05 活動報告

2016.04.14

2015 American Society for Cell Biology (ASCB) Annual Meetingにて中村聡君が研究成果を発表しました

2015年12月14日に米国サンディエゴで開催された2015 American Society for Cell Biology (ASCB) Annual Meetingにて、5年生(発表時)の中村聡君が研究成果のポスター発表を行いました。発表題目は「KIF11 is involved in the formation of tight junction in renal tubular epithelial cells」です。

  • 活動報告写真(1)

2016.05.09

中村聡君の2015 American Society for Cell Biology (ASCB) Annual Meeting体験記を追加

American Society for Cell Biology (ASCB) Annual Meeting2015体験記

2015年12月11日(金)~17日(木)にかけてアメリカ合衆国、カリフォルニア州サンディエゴにて開催された米国細胞生物学会(American Society for Cell Biology 2015 Meeting)の学生によるCompetitionと専門の先生なども参加する一般のポスターセッションに参加し、主に物質を運ぶ機能を持つとして知られているキネシンのうちの一つであるKIF11が、腎臓の尿細管、膵臓や肝臓の細胞と細胞の接着に関わることを初めて発見したことを発表しました。

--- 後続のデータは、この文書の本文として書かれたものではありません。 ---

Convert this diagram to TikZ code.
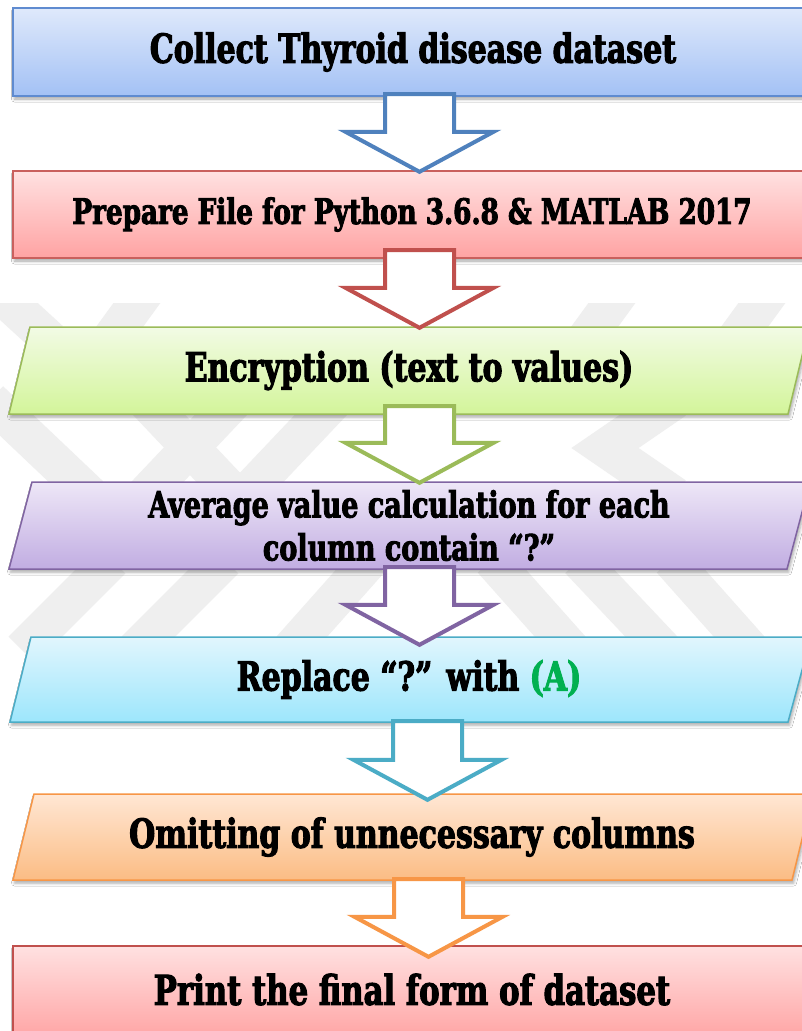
\documentclass[tikz,border=0pt]{standalone}
\usepackage{fontspec}
\usetikzlibrary{calc,shadows.blur}
\newfontfamily\stepfont{DejaVu Serif}[FakeStretch=0.75,FakeBold=2.5]

% box colours: border, top of gradient, bottom of gradient
\definecolor{bdA}{HTML}{5F8BD0}\definecolor{tpA}{HTML}{DFE9FB}\definecolor{btA}{HTML}{A3C1F5}
\definecolor{bdB}{HTML}{C9605D}\definecolor{tpB}{HTML}{FFE1E1}\definecolor{btB}{HTML}{FFA3A3}
\definecolor{bdC}{HTML}{9BBB59}\definecolor{tpC}{HTML}{F2FBE5}\definecolor{btC}{HTML}{D3F59A}
\definecolor{bdD}{HTML}{8064A2}\definecolor{tpD}{HTML}{EEE7F7}\definecolor{btD}{HTML}{C1ADE2}
\definecolor{bdE}{HTML}{4BACC6}\definecolor{tpE}{HTML}{E1F6FD}\definecolor{btE}{HTML}{9DE6FC}
\definecolor{bdF}{HTML}{F79646}\definecolor{tpF}{HTML}{FFE7D4}\definecolor{btF}{HTML}{FBBC84}
% arrow outlines
\definecolor{arA}{HTML}{4F81BD}\definecolor{arB}{HTML}{C0504D}\definecolor{arC}{HTML}{9BBB59}
\definecolor{arD}{HTML}{8064A2}\definecolor{arE}{HTML}{4BACC6}\definecolor{arF}{HTML}{F79646}
\definecolor{markgreen}{HTML}{00B050}
\definecolor{wmgray}{HTML}{EFEFEF}

% hollow block arrow: colour, from node, to node, axis x, shaft overlap, tip overlap
\newcommand\flowarrow[6]{%
  \draw[blockarrow, draw=#1] let \p1=(#2.south), \p2=(#3.north) in
    (#4-34.5pt,\y1+#5) -- (#4-34.5pt,\y2-#6+40pt) -- (#4-74pt,\y2-#6+40pt)
    -- (#4,\y2-#6) -- (#4+74pt,\y2-#6+40pt) -- (#4+34.5pt,\y2-#6+40pt)
    -- (#4+34.5pt,\y1+#5) -- cycle;}

\begin{document}
\begin{tikzpicture}[x=1pt,y=-1pt,
  boxshape/.style={line width=1.5pt,
    blur shadow={shadow xshift=1.5pt,shadow yshift=-3pt,shadow blur radius=3pt,shadow opacity=35}},
  steptext/.style={font=\stepfont\bfseries\fontsize{#1}{43}\selectfont,
    align=center,inner sep=0pt,text=black},
  blockarrow/.style={line width=4pt,fill=white,line join=miter},
  wm/.style={draw=wmgray,line width=38pt,line cap=butt,line join=miter}]
\clip (0,0) rectangle (802,1031);
\fill[white] (0,0) rectangle (802,1031);

% faint watermark stripes in the background
\begin{scope}
\clip (0,303) rectangle (802,660);
\draw[wm] (-10,285) -- (50,340);
\draw[wm] (150,285) -- (110,340);
\draw[wm] (625,285) -- (585,340);
\draw[wm] (775,285) -- (735,340);
\draw[wm] (-10,400) -- (90,495);
\draw[wm] (145,400) -- (235,495);
\draw[wm] (235,400) -- (145,495);
\draw[wm] (335,400) -- (245,495);
\draw[wm] (675,400) -- (605,448) -- (675,496);
\draw[wm] (112,560) -- (22,650);
\draw[wm] (225,560) -- (135,650);
\draw[wm] (370,560) -- (290,650);
\draw[wm] (492,560) -- (572,650);
\draw[wm] (579,560) -- (664,650);
\draw[wm] (671,560) -- (751,650);
\end{scope}

% process boxes
\path[boxshape,draw=bdA,top color=tpA,bottom color=btA] (13,8) rectangle (812,96);
\path[boxshape,draw=bdB,top color=tpB,bottom color=btB] (13,171) rectangle (812,258);
\path[boxshape,draw=bdC,top color=tpC,bottom color=btC] (30,327) -- (809,327) -- (788,414) -- (9,414) -- cycle;
\path[boxshape,draw=bdD,top color=tpD,bottom color=btD] (32,482) -- (810,482) -- (787,569) -- (9,569) -- cycle;
\path[boxshape,draw=bdE,top color=tpE,bottom color=btE] (31,637) -- (811,637) -- (788,722) -- (10,722) -- cycle;
\path[boxshape,draw=bdF,top color=tpF,bottom color=btF] (34,794) -- (813,794) -- (792,880) -- (13,880) -- cycle;
\path[boxshape,draw=arB,top color=tpB,bottom color=btB] (13,946) rectangle (812,1040);

% box labels
\node[steptext=40,minimum height=88pt] (s1) at (413,52) {Collect Thyroid disease dataset};
\node[steptext=35,minimum height=87pt] (s2) at (412,214.5) {Prepare File for Python 3.6.8 \& MATLAB 2017};
\node[steptext=40,minimum height=87pt] (s3) at (409,370.5) {Encryption (text to values)};
\node[steptext=36,minimum height=87pt] (s4) at (409,525.5) {Average value calculation for each\\column contain “?”};
\node[steptext=40,minimum height=85pt] (s5) at (409,679.5) {Replace “?” with \textcolor{markgreen}{(A)}};
\node[steptext=40,minimum height=86pt] (s6) at (412,837) {Omitting of unnecessary columns};
\node[steptext=41,minimum height=87pt] (s7) at (412,989.5) {Print the final form of dataset};

% connectors
\flowarrow{arA}{s1}{s2}{419.5pt}{2pt}{1pt}
\flowarrow{arB}{s2}{s3}{419.5pt}{8pt}{1pt}
\flowarrow{arC}{s3}{s4}{419.5pt}{8pt}{1pt}
\flowarrow{arD}{s4}{s5}{419.5pt}{2pt}{8pt}
\flowarrow{arE}{s5}{s6}{427.5pt}{1pt}{6pt}
\flowarrow{arF}{s6}{s7}{428.5pt}{1pt}{11pt}
\end{tikzpicture}
\end{document}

どちらの発表でも先生の助けなく英語で質問され続け、英語で答えなければならないという日本人にとっては辛い発表でした。日本語であればかろうじてできる自信はあったものの、自分の英語能力で対応できるか不安でした。
しかし研究室の先生の下でのたくさんの英語論文を読んだり、発表練習をしたり、直前に英語の先生に特訓して頂いたお陰で、必要な事を発表し質疑応答も何とかこなせました。英語の質問も口頭で答えられない可能性を考えて常に小さなメモ用のノートとペンを持って発表し、工夫できそうなことはなるべく工夫したまさに総力戦でした。(実は写真の左手にはノートとペンを持っています)

最終的には審査員や研究者の方々に「君は、大学院は日本ではなく海外に行くべきだ」などと褒めて頂けました。3年生の時に参加した日本解剖学会総会での発表が終わった後、今回の学会を目標に土日や長期休暇を返上して研究してデータをまとめたりしていたので、努力は報われると実感できました。

一学生である私にこの様な発表の機会を下さった基礎研究医養成プログラムの方々、一昨年の基礎ゼミから今回の学会まで何もできない状況から発表として成り立つまでポスターの製作の指導をして下さった解剖学・生体科学講座の栗原秀剛先生にこの場をお借りしてお礼申し上げます。

~後輩たちへ~

先生が私によく言って下さる言葉で「環境が自分を変える」という言葉があります。自分をより厳しい環境に置いてそこで精一杯頑張っていくことで自分をより高い位置に持っていけるという事です。

私は帰国子女でも英語の成績が良いわけでも何でもないので今回英語で発表することはできても、英語の質問を聞き取り答えることは難しいと思っていました。日常会話ではなく専門用語を聞き取り専門用語で返すとか日常会話もできないのに出来るものなのかと思っていました。
しかし先生の「環境が自分を変える」という言葉を思い出して、今回の学会では担当の先生に助けてもらおうと思えば助けてもらえる一般のポスターセッションに加えて、先生の助けを一切借りることが出来ない学生によるCompetitionに参加する事に決めました。Competitionは100人以上参加し結果的には上位3人がもらえる賞には届かなかったものの自分ではできないと思っていた学会の英語での質疑応答が出来るようになりました。
やらなきゃいけない状況になると必要な対策を嫌でも考えなきゃいけなくなり人間出来るようになるものだと思います。実際私もPodcastやCDでリスニングの勉強をやらざるを得ない環境におかれ頑張れました。

「環境が自分を変える」という言葉はアメリカの学会の英語の発表に限りません。
この大学では3年生の時に基礎ゼミという研究しなければならない時期が1ヶ月あります。人によって価値観は様々なのであくまで個人的な意見として聞いてほしいのですが、この1ヵ月は選ぶ研究室によっては楽で遊べるところもあると思います。私はこの研究室選びの時にどうせ同じ1ヶ月研究やるのだったら大変なところでも得るものが大きい所に行こうと思って解剖学を選びました。その時の選択が、私がアメリカで発表していくことに繋がっています。この解剖学の研究室で学んだことは研究の仕方だけではなく、先生の学問に対する向上心や真摯な姿勢など厳しい研究室だったからこそ学べたことがたくさんあります。
後輩たちにも是非この「環境が自分を変える」という言葉も頭の片隅において自分なりの道を切り開いてほしいと思っています。